* PROBLEM DESCRIPTION *
From the entries below, print exactly the span beginning with the line holding "Recreate this image" and ending with the line holding "return (837 - y) / PH", endpoints included, and skip any pictures.

::::::::::

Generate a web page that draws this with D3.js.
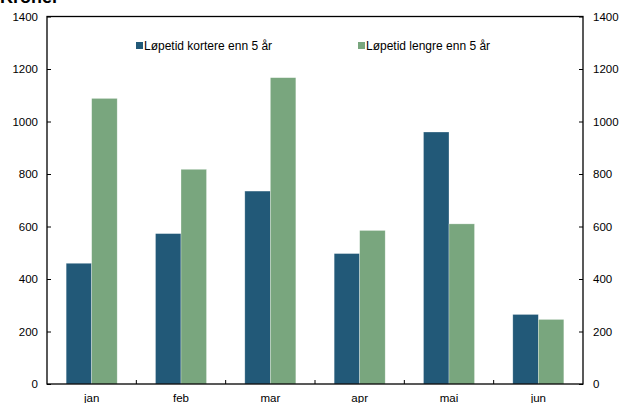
<!DOCTYPE html>
<html>
<head>
<meta charset="utf-8">
<script src="https://cdn.jsdelivr.net/npm/d3@7"></script>
<style>
body { margin: 0; background: #fff; }
text { font-family: "Liberation Sans", Arial, sans-serif; fill: #000; }
.tick-label { font-size: 11.5px; }
.legend-text { font-size: 12px; }
</style>
</head>
<body>
<svg id="chart" width="619" height="403"></svg>
<script>
// data
var months = ["jan", "feb", "mar", "apr", "mai", "jun"];
var shortTerm = [460, 573, 735, 497, 960, 265];
var longTerm = [1088, 818, 1167, 585, 610, 246];
var seriesNames = ["Løpetid kortere enn 5 år", "Løpetid lengre enn 5 år"];
var yTicks = [0, 200, 400, 600, 800, 1000, 1200, 1400];

var colors = ["#225978", "#79a67e"];
var margin = {top: 16.5, right: 36, bottom: 19, left: 47};
var width = 619, height = 403;

var svg = d3.select("#chart");

var x = d3.scaleBand()
	.domain(months)
	.range([margin.left, width - margin.right])
	.paddingInner(0)
	.paddingOuter(0);

var xInner = d3.scaleBand()
	.domain([0, 1])
	.range([0, x.bandwidth()])
	.paddingInner(0)
	.paddingOuter(0.75);

var y = d3.scaleLinear()
	.domain([0, 1400])
	.range([height - margin.bottom, margin.top]);

// bars
var groups = svg.append("g").selectAll("g")
	.data(months)
	.enter().append("g")
	.attr("transform", function(d) { return "translate(" + x(d) + ",0)"; });

groups.selectAll("rect")
	.data(function(d, i) { return [shortTerm[i], longTerm[i]]; })
	.enter().append("rect")
	.attr("x", function(d, j) { return xInner(j); })
	.attr("y", function(d) { return y(d); })
	.attr("width", xInner.bandwidth())
	.attr("height", function(d) { return y(0) - y(d); })
	.attr("fill", function(d, j) { return colors[j]; })
	.attr("stroke", "rgba(255,255,255,0.5)")
	.attr("stroke-width", 0.6);

// frame
svg.append("rect")
	.attr("x", margin.left)
	.attr("y", margin.top)
	.attr("width", width - margin.right - margin.left)
	.attr("height", y(0) - margin.top)
	.attr("fill", "none")
	.attr("stroke", "#000")
	.attr("stroke-width", 1.3);

// left axis
var leftAxis = svg.append("g")
	.attr("transform", "translate(" + margin.left + ",0)")
	.call(d3.axisLeft(y).tickValues(yTicks).tickSize(-4).tickPadding(9).tickFormat(d3.format("d")));
leftAxis.select(".domain").remove();
leftAxis.selectAll("line").attr("stroke", "#000").attr("stroke-width", 1);
leftAxis.selectAll("text").attr("class", "tick-label").attr("font-size", null).attr("font-family", null);

// right axis
var rightAxis = svg.append("g")
	.attr("transform", "translate(" + (width - margin.right) + ",0)")
	.call(d3.axisRight(y).tickValues(yTicks).tickSize(-4).tickPadding(10).tickFormat(d3.format("d")));
rightAxis.select(".domain").remove();
rightAxis.selectAll("line").attr("stroke", "#000").attr("stroke-width", 1);
rightAxis.selectAll("text").attr("class", "tick-label").attr("font-size", null).attr("font-family", null);

// bottom ticks at band boundaries
var boundaries = months.slice(1).map(function(m) { return x(m); });
svg.append("g").selectAll("line")
	.data(boundaries)
	.enter().append("line")
	.attr("x1", function(d) { return d; })
	.attr("x2", function(d) { return d; })
	.attr("y1", y(0))
	.attr("y2", y(0) - 4)
	.attr("stroke", "#000");

// month labels
svg.append("g").selectAll("text")
	.data(months)
	.enter().append("text")
	.attr("class", "tick-label")
	.attr("x", function(d) { return x(d) + x.bandwidth() / 2; })
	.attr("y", y(0) + 18)
	.attr("text-anchor", "middle")
	.text(function(d) { return d; });

// legend
var legendPos = [136, 358];
var legend = svg.append("g").selectAll("g")
	.data(seriesNames)
	.enter().append("g")
	.attr("transform", function(d, i) { return "translate(" + legendPos[i] + ",42)"; });
legend.append("rect")
	.attr("width", 7)
	.attr("height", 7)
	.attr("y", 0)
	.attr("fill", function(d, i) { return colors[i]; });
legend.append("text")
	.attr("class", "legend-text")
	.attr("x", 8)
	.attr("y", 7.5)
	.text(function(d) { return d; });

// title (cut off at the top)
svg.append("text")
	.attr("x", 0)
	.attr("y", 3)
	.attr("font-size", "18px")
	.attr("font-weight", "bold")
	.text("Kroner");
</script>
</body>
</html>
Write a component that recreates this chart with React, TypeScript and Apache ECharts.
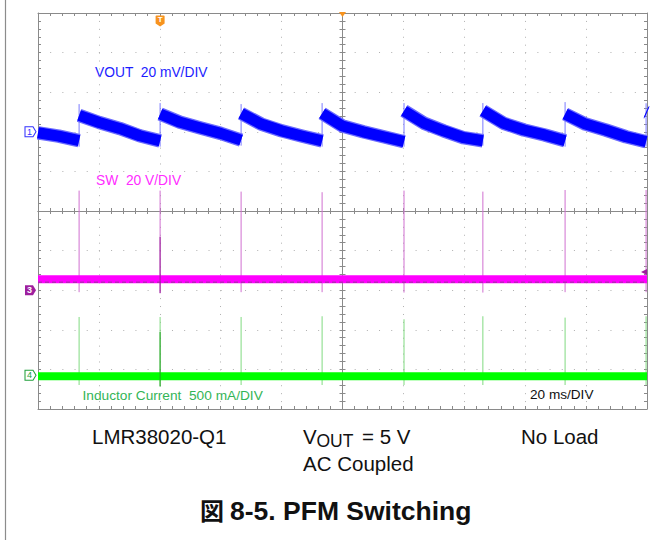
import React, { useEffect, useRef } from "react";
import * as echarts from "echarts";

const FONT = "'Liberation Sans', Arial, Helvetica, sans-serif";
const TITLE_FONT = "'Liberation Sans', Arial, 'Noto Sans CJK JP', sans-serif";

// Horizontal: time in ms, 20 ms/DIV, 10 divisions
const timeMin = -100;
const timeMax = 100;
const timePerDiv = 20;
// Vertical: screen divisions
const divMin = -5;
const divMax = 5;

// Channel reference levels (div) and scales
const ch1Ref = 2.0; // VOUT, mV/div
const ch1PerDiv = 20;
const ch3Ref = -2.0; // SW, V/div
const ch3PerDiv = 20;
const ch4Ref = -4.15; // inductor current, mA/div
const ch4PerDiv = 500;

// PFM pulse times (ms)
const pulseTimes = [-86.5, -59.9, -33.3, -6.7, 20.2, 46.1, 73.1, 99.7];
const triggerIndex = 1;

// VOUT ripple (mV, AC coupled), one segment between pulses
const voutSegments: [number, number][][] = [
  [[-100, -0.5], [-93.2, -2.2], [-86.5, -4.5]],
  [[-86.5, 8.3], [-79.9, 4.7], [-73.2, 1.7], [-66.6, -2.0], [-59.9, -4.6]],
  [[-59.9, 9.0], [-53.3, 4.8], [-46.6, 1.9], [-40.0, -0.8], [-33.3, -4.2]],
  [[-33.3, 9.3], [-26.7, 3.9], [-20.0, 0.5], [-13.4, -2.1], [-6.7, -4.6]],
  [[-6.7, 9.3], [0.0, 2.9], [6.8, 0.0], [13.5, -2.5], [20.2, -5.0]],
  [[20.2, 10.6], [26.7, 4.4], [33.2, 0.5], [39.6, -2.9], [46.1, -4.5]],
  [[46.1, 10.6], [52.9, 4.3], [59.6, 0.9], [66.4, -1.6], [73.1, -4.5]],
  [[73.1, 9.0], [79.8, 3.9], [86.4, 0.9], [93.1, -2.5], [99.7, -5.0]],
  [[99.7, 10.0], [100, 9.8]],
];
const voutJumpLow = [-7.5, -7.5, -7.0, -7.5, -7.5, -7.0, -7.5, -7.5];
const voutJumpHigh = [14.0, 14.5, 14.0, 14.5, 14.5, 14.5, 15.0, 14.4];

// SW node (V)
const swBase = 5.5;
const swNoiseLow = 4.0;
const swPulseHigh = [50.3, 50.3, 49.8, 49.5, 50.3, 49.8, 50.6, 50.6];
const swPulseLow = [-1.0, -1.5, -1.0, -1.0, -1.2, -1.2, -1.0, -1.0];
const swTriggerDarkTop = 26.9;
const swTriggerLevel = 9.2;

// Inductor current (mA)
const ilBase = -10;
const ilPulseHigh = [737, 737, 737, 746, 708, 746, 729, 746];
const ilPulseLow = [-122, -140, -122, -122, -122, -122, -122, -122];
const ilTriggerDarkTop = 547;

// Trigger-position marker height (div)
const triggerMarkerDiv = 4.8;

const conv = (ref: number, perDiv: number) => (v: number) => ref + v / perDiv;
const toCh1 = conv(ch1Ref, ch1PerDiv);
const toCh3 = conv(ch3Ref, ch3PerDiv);
const toCh4 = conv(ch4Ref, ch4PerDiv);

function buildBand(): (number | null)[][] {
  const out: (number | null)[][] = [];
  voutSegments.forEach((seg, i) => {
    if (i > 0) out.push([seg[0][0], null]);
    seg.forEach(([t, mv]) => out.push([t, toCh1(mv)]));
  });
  return out;
}

function buildSpikes(lows: number[], highs: number[], f: (v: number) => number) {
  const out: (number | null)[][] = [];
  pulseTimes.forEach((t, i) => {
    out.push([t, f(lows[i])], [t, f(highs[i])], [t, null]);
  });
  return out;
}

const GRID_COLOR = "#8a8a8a";

function makeXAxis(extra: any) {
  return {
    type: "value",
    min: timeMin,
    max: timeMax,
    interval: timePerDiv,
    axisLabel: { show: false },
    splitLine: { show: false },
    axisLine: { show: true, onZero: false, lineStyle: { color: GRID_COLOR, width: 1 } },
    axisTick: { show: true, inside: true, length: 3, lineStyle: { color: GRID_COLOR } },
    minorTick: { show: true, splitNumber: 5, length: 3, lineStyle: { color: GRID_COLOR } },
    ...extra,
  };
}
function makeYAxis(extra: any) {
  return {
    type: "value",
    min: divMin,
    max: divMax,
    interval: 1,
    axisLabel: { show: false },
    splitLine: { show: false },
    axisLine: { show: true, onZero: false, lineStyle: { color: GRID_COLOR, width: 1 } },
    axisTick: { show: true, inside: true, length: 3, lineStyle: { color: GRID_COLOR } },
    minorTick: { show: true, splitNumber: 5, length: 3, lineStyle: { color: GRID_COLOR } },
    ...extra,
  };
}

export default function App() {
  const ref = useRef<HTMLDivElement>(null);
  useEffect(() => {
    if (!ref.current) return;
    const chart = echarts.init(ref.current, null, { renderer: "svg" });
    const base = {
      type: "line",
      xAxisIndex: 0,
      yAxisIndex: 0,
      symbol: "none",
      showSymbol: false,
      connectNulls: false,
      silent: true,
    };
    const tickColor = GRID_COLOR;
    const band = buildBand();
    const option: any = {
      animation: false,
      backgroundColor: "#ffffff",
      grid: { left: 38, top: 13, width: 609, height: 396, show: false },
      xAxis: [
        makeXAxis({
          position: "bottom",
          axisLine: { show: true, onZero: true, onZeroAxisIndex: 0, lineStyle: { color: tickColor, width: 1 } },
          splitLine: { show: true, lineStyle: { color: "#b0b0b0", width: 1, type: [1, 6.92] } },
        }),
        makeXAxis({
          position: "bottom",
          axisLine: { show: true, onZero: true, onZeroAxisIndex: 0, lineStyle: { color: tickColor, width: 1 } },
          axisTick: { show: true, inside: false, length: 3, lineStyle: { color: tickColor } },
        }),
        makeXAxis({ position: "top" }),
        makeXAxis({ position: "bottom" }),
      ],
      yAxis: [
        makeYAxis({
          position: "left",
          axisLine: { show: true, onZero: true, onZeroAxisIndex: 0, lineStyle: { color: tickColor, width: 1 } },
          splitLine: { show: true, lineStyle: { color: "#b0b0b0", width: 1, type: [1, 11.18] } },
        }),
        makeYAxis({
          position: "left",
          axisLine: { show: true, onZero: true, onZeroAxisIndex: 0, lineStyle: { color: tickColor, width: 1 } },
          axisTick: { show: true, inside: false, length: 3, lineStyle: { color: tickColor } },
        }),
        makeYAxis({ position: "left" }),
        makeYAxis({ position: "right" }),
      ],
      series: [
        { ...base, name: "SW spikes", data: buildSpikes(swPulseLow, swPulseHigh, toCh3), lineStyle: { color: "#d070d0", width: 1 } },
        { ...base, name: "IL spikes", data: buildSpikes(ilPulseLow, ilPulseHigh, toCh4), lineStyle: { color: "#80da80", width: 1 } },
        {
          ...base,
          name: "VOUT jumps",
          data: buildSpikes(voutJumpLow, voutJumpHigh, toCh1),
          lineStyle: { color: "#7a7aff", width: 1 },
        },
        {
          ...base,
          name: "VOUT halo",
          data: band,
          lineStyle: { color: "#6b6bff", width: 13.5, cap: "butt", join: "round" },
        },
        {
          ...base,
          name: "VOUT",
          data: band,
          lineStyle: { color: "#0000ff", width: 11, cap: "butt", join: "round" },
          markPoint: {
            silent: true,
            data: [
              {
                coord: [timeMin, ch1Ref],
                symbol: "path://M0,0 L8,0 L11,5 L8,10 L0,10 Z",
                symbolSize: [11, 10],
                symbolOffset: [-7.5, 0],
                itemStyle: { color: "#ffffff", borderColor: "#3333ff", borderWidth: 1 },
                label: { show: true, position: "inside", formatter: "1", color: "#3333ff", fontSize: 9, fontFamily: FONT, offset: [-1, 0] },
              },
              {
                coord: [pulseTimes[triggerIndex], triggerMarkerDiv],
                symbol: "path://M1,0 L9,0 Q10,0 10,1 L10,8 L5,11 L0,8 L0,1 Q0,0 1,0 Z",
                symbolSize: [9, 11],
                itemStyle: { color: "#f7931e" },
                label: { show: true, position: "inside", formatter: "T", color: "#ffffff", fontSize: 8, fontWeight: "bold", fontFamily: FONT, offset: [0, -1] },
              },
              {
                coord: [0, divMax],
                symbol: "triangle",
                symbolRotate: 180,
                symbolSize: [7, 5],
                symbolOffset: [0, 1.5],
                itemStyle: { color: "#f7931e" },
                label: { show: false },
              },
            ],
          },
        },
        {
          ...base,
          name: "SW",
          data: [[timeMin, toCh3(swBase)], [timeMax, toCh3(swBase)]],
          lineStyle: { color: "#ff00ff", width: 8, cap: "butt" },
          markPoint: {
            silent: true,
            data: [
              {
                coord: [timeMin, ch3Ref],
                symbol: "path://M0,0 L8,0 L11,5 L8,10 L0,10 Z",
                symbolSize: [11, 10],
                symbolOffset: [-7.5, 0],
                itemStyle: { color: "#9e1f9e" },
                label: { show: true, position: "inside", formatter: "3", color: "#ffffff", fontSize: 9, fontWeight: "bold", fontFamily: FONT, offset: [-1, 0] },
              },
              {
                coord: [timeMax, toCh3(swTriggerLevel)],
                symbol: "triangle",
                symbolRotate: 90,
                symbolSize: [6, 6],
                symbolOffset: [-3, 0],
                itemStyle: { color: "#9e1f9e" },
                label: { show: false },
              },
            ],
          },
        },
        {
          ...base,
          name: "SW noise floor",
          data: [[timeMin, toCh3(swNoiseLow)], [timeMax, toCh3(swNoiseLow)]],
          lineStyle: { color: "#b824b8", width: 1.5, type: [4, 3] },
        },
        {
          ...base,
          name: "IL",
          data: [[timeMin, toCh4(ilBase)], [timeMax, toCh4(ilBase)]],
          lineStyle: { color: "#00ff00", width: 8, cap: "butt" },
          markPoint: {
            silent: true,
            data: [
              {
                coord: [timeMin, ch4Ref],
                symbol: "path://M0,0 L8,0 L11,5 L8,10 L0,10 Z",
                symbolSize: [11, 10],
                symbolOffset: [-7.5, 0],
                itemStyle: { color: "#ffffff", borderColor: "#22a03c", borderWidth: 1 },
                label: { show: true, position: "inside", formatter: "4", color: "#22a03c", fontSize: 9, fontFamily: FONT, offset: [-1, 0] },
              },
            ],
          },
        },
        {
          ...base,
          name: "SW trigger pulse",
          data: [
            [pulseTimes[triggerIndex], toCh3(swPulseLow[triggerIndex])],
            [pulseTimes[triggerIndex], toCh3(swTriggerDarkTop)],
          ],
          lineStyle: { color: "#9a229a", width: 1 },
        },
        {
          ...base,
          name: "IL trigger pulse",
          data: [
            [pulseTimes[triggerIndex], toCh4(ilPulseLow[triggerIndex])],
            [pulseTimes[triggerIndex], toCh4(ilTriggerDarkTop)],
          ],
          lineStyle: { color: "#22a022", width: 1 },
        },
      ],
      graphic: [
        { type: "line", shape: { x1: 5.5, y1: 0, x2: 5.5, y2: 540 }, style: { stroke: "#8c8c8c", lineWidth: 1.2 }, silent: true },
        { type: "text", x: 95, y: 72, style: { text: "VOUT  20 mV/DIV", fill: "#1c1cff", fontSize: 13.8, fontFamily: FONT, verticalAlign: "middle" } },
        { type: "text", x: 96, y: 180, style: { text: "SW  20 V/DIV", fill: "#ff2cff", fontSize: 13.8, fontFamily: FONT, verticalAlign: "middle" } },
        { type: "text", x: 82.5, y: 395, style: { text: "Inductor Current  500 mA/DIV", fill: "#33b556", fontSize: 13.7, fontFamily: FONT, verticalAlign: "middle" } },
        { type: "text", x: 530, y: 394.5, style: { text: "20 ms/DIV", fill: "#111111", fontSize: 13.6, fontFamily: FONT, verticalAlign: "middle" } },
        { type: "text", x: 92, y: 436, style: { text: "LMR38020-Q1", fill: "#111111", fontSize: 20.5, fontFamily: FONT, verticalAlign: "middle" } },
        { type: "text", x: 303, y: 436, style: { text: "V", fill: "#111111", fontSize: 20.5, fontFamily: FONT, verticalAlign: "middle" } },
        { type: "text", x: 316.5, y: 440.5, style: { text: "OUT", fill: "#111111", fontSize: 17.5, fontFamily: FONT, verticalAlign: "middle" } },
        { type: "text", x: 362, y: 436, style: { text: "= 5 V", fill: "#111111", fontSize: 20.5, fontFamily: FONT, verticalAlign: "middle" } },
        { type: "text", x: 521, y: 436, style: { text: "No Load", fill: "#111111", fontSize: 20.5, fontFamily: FONT, verticalAlign: "middle" } },
        { type: "text", x: 303, y: 463, style: { text: "AC Coupled", fill: "#111111", fontSize: 20.5, fontFamily: FONT, verticalAlign: "middle" } },
        { type: "text", x: 200, y: 511, style: { text: "図", fill: "#111111", fontSize: 24, fontWeight: "bold", fontFamily: TITLE_FONT, verticalAlign: "middle" } },
        { type: "text", x: 230, y: 511, style: { text: "8-5. PFM Switching", fill: "#111111", fontSize: 26.5, fontWeight: "bold", fontFamily: TITLE_FONT, verticalAlign: "middle" } },
      ],
    };
    chart.setOption(option);
    return () => chart.dispose();
  }, []);
  return (
    <div
      ref={ref}
      style={{ position: "absolute", left: 0, top: 0, width: 661, height: 540, background: "#ffffff" }}
    />
  );
}
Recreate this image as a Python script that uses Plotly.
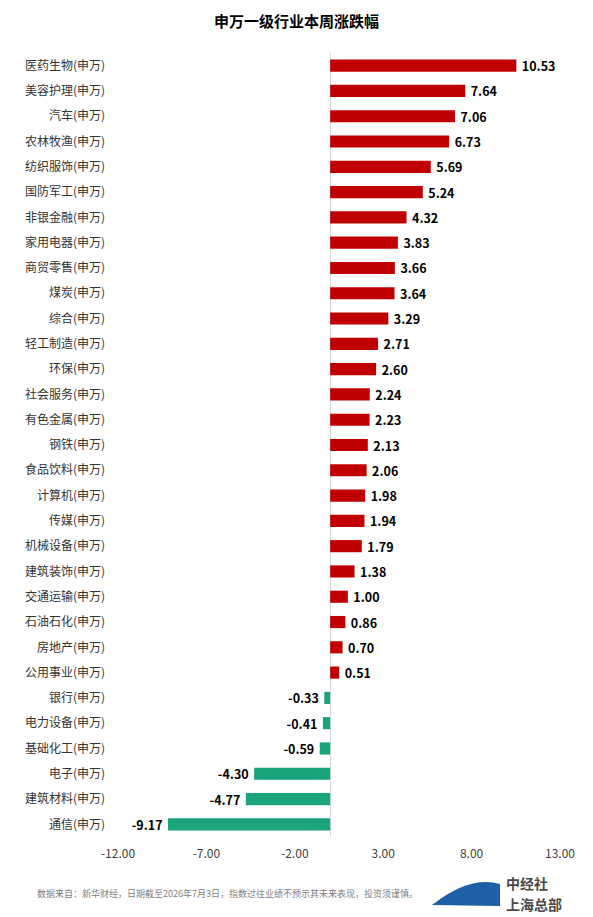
import plotly.graph_objects as go

categories = ["医药生物(申万)", "美容护理(申万)", "汽车(申万)", "农林牧渔(申万)", "纺织服饰(申万)",
              "国防军工(申万)", "非银金融(申万)", "家用电器(申万)", "商贸零售(申万)", "煤炭(申万)",
              "综合(申万)", "轻工制造(申万)", "环保(申万)", "社会服务(申万)", "有色金属(申万)",
              "钢铁(申万)", "食品饮料(申万)", "计算机(申万)", "传媒(申万)", "机械设备(申万)",
              "建筑装饰(申万)", "交通运输(申万)", "石油石化(申万)", "房地产(申万)", "公用事业(申万)",
              "银行(申万)", "电力设备(申万)", "基础化工(申万)", "电子(申万)", "建筑材料(申万)",
              "通信(申万)"]
values = [10.53, 7.64, 7.06, 6.73, 5.69, 5.24, 4.32, 3.83, 3.66, 3.64, 3.29, 2.71, 2.60,
          2.24, 2.23, 2.13, 2.06, 1.98, 1.94, 1.79, 1.38, 1.00, 0.86, 0.70, 0.51,
          -0.33, -0.41, -0.59, -4.30, -4.77, -9.17]
tick_vals = [-12, -7, -2, 3, 8, 13]
tick_text = ["-12.00", "-7.00", "-2.00", "3.00", "8.00", "13.00"]

RED = "#C00000"
GREEN = "#19A47B"
FONT = "Noto Sans CJK SC"

colors = [RED if v >= 0 else GREEN for v in values]
labels = [(f"\u2009{v:.2f}" if v >= 0 else f"{v:.2f}\u2009") for v in values]

fig = go.Figure(go.Bar(
    x=values, y=categories, orientation="h",
    marker=dict(color=colors, line=dict(width=0)),
    width=0.48,
    text=labels, textposition="outside", constraintext="none",
    textfont=dict(family=FONT, size=12.5, color="#000000", weight="bold"),
    cliponaxis=False,
))

PH = 784.0
PW = 442.0
def px(x):
    return (x - 118) / PW
def py(y):
    return (837 - y) / PH

fig.update_layout(
    width=593, height=917,
    margin=dict(l=118, r=33, t=53, b=80),
    paper_bgcolor="white", plot_bgcolor="white",
    showlegend=False,
    font=dict(family=FONT, color="#333333"),
    title=dict(text="<b>申万一级行业本周涨跌幅</b>", x=0.5, xanchor="center", y=0.976, yanchor="middle",
               font=dict(family=FONT, size=15, color="#000000")),
    xaxis=dict(range=[-12, 13], tickvals=tick_vals, ticktext=tick_text, showgrid=False,
               zeroline=True, zerolinecolor="#D9D9D9", zerolinewidth=1,
               showline=False, tickfont=dict(family=FONT, size=12, color="#404040"),
               ticks="", ticklabelstandoff=8),
    yaxis=dict(categoryorder="array", categoryarray=categories, autorange="reversed",
               showgrid=False, showline=False, ticks="",
               tickfont=dict(family=FONT, size=12, color="#333333"), ticklabelstandoff=12),
)

fig.add_annotation(
    text="数据来自：新华财经，日期截至2026年7月3日，指数过往业绩不预示其未来表现，投资须谨慎。",
    xref="paper", yref="paper", x=px(35), y=py(893), xanchor="left", yanchor="middle",
    showarrow=False, font=dict(family=FONT, size=9, color="#7F7F7F"))

fig.add_annotation(
    text="<b>中经社</b>", xref="paper", yref="paper", x=px(505), y=py(883),
    xanchor="left", yanchor="middle", showarrow=False, borderpad=0,
    font=dict(family=FONT, size=14, color="#4A4A4A"))
fig.add_annotation(
    text="<b>上海总部</b>", xref="paper", yref="paper", x=px(505), y=py(904),
    xanchor="left", yanchor="middle", showarrow=False, borderpad=0,
    font=dict(family=FONT, size=14, color="#4A4A4A"))

# simple logo mark
fig.add_shape(type="path", xref="paper", yref="paper",
              path=f"M {px(432)} {py(905)} Q {px(470)} {py(875)} {px(500)} {py(884)} L {px(500)} {py(906)} Z",
              fillcolor="#1F5FA8", line=dict(width=0))

fig.write_html("out.html")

::::::::::

* FINAL ANSWER *
Recreate this image as a Python script that uses Plotly.
import plotly.graph_objects as go

categories = ["医药生物(申万)", "美容护理(申万)", "汽车(申万)", "农林牧渔(申万)", "纺织服饰(申万)",
              "国防军工(申万)", "非银金融(申万)", "家用电器(申万)", "商贸零售(申万)", "煤炭(申万)",
              "综合(申万)", "轻工制造(申万)", "环保(申万)", "社会服务(申万)", "有色金属(申万)",
              "钢铁(申万)", "食品饮料(申万)", "计算机(申万)", "传媒(申万)", "机械设备(申万)",
              "建筑装饰(申万)", "交通运输(申万)", "石油石化(申万)", "房地产(申万)", "公用事业(申万)",
              "银行(申万)", "电力设备(申万)", "基础化工(申万)", "电子(申万)", "建筑材料(申万)",
              "通信(申万)"]
values = [10.53, 7.64, 7.06, 6.73, 5.69, 5.24, 4.32, 3.83, 3.66, 3.64, 3.29, 2.71, 2.60,
          2.24, 2.23, 2.13, 2.06, 1.98, 1.94, 1.79, 1.38, 1.00, 0.86, 0.70, 0.51,
          -0.33, -0.41, -0.59, -4.30, -4.77, -9.17]
tick_vals = [-12, -7, -2, 3, 8, 13]
tick_text = ["-12.00", "-7.00", "-2.00", "3.00", "8.00", "13.00"]

RED = "#C00000"
GREEN = "#19A47B"
FONT = "Noto Sans CJK SC"

colors = [RED if v >= 0 else GREEN for v in values]
labels = [(f"\u2009{v:.2f}" if v >= 0 else f"{v:.2f}\u2009") for v in values]

fig = go.Figure(go.Bar(
    x=values, y=categories, orientation="h",
    marker=dict(color=colors, line=dict(width=0)),
    width=0.48,
    text=labels, textposition="outside", constraintext="none",
    textfont=dict(family=FONT, size=12.5, color="#000000", weight="bold"),
    cliponaxis=False,
))

PH = 784.0
PW = 442.0
def px(x):
    return (x - 118) / PW
def py(y):
    return (837 - y) / PH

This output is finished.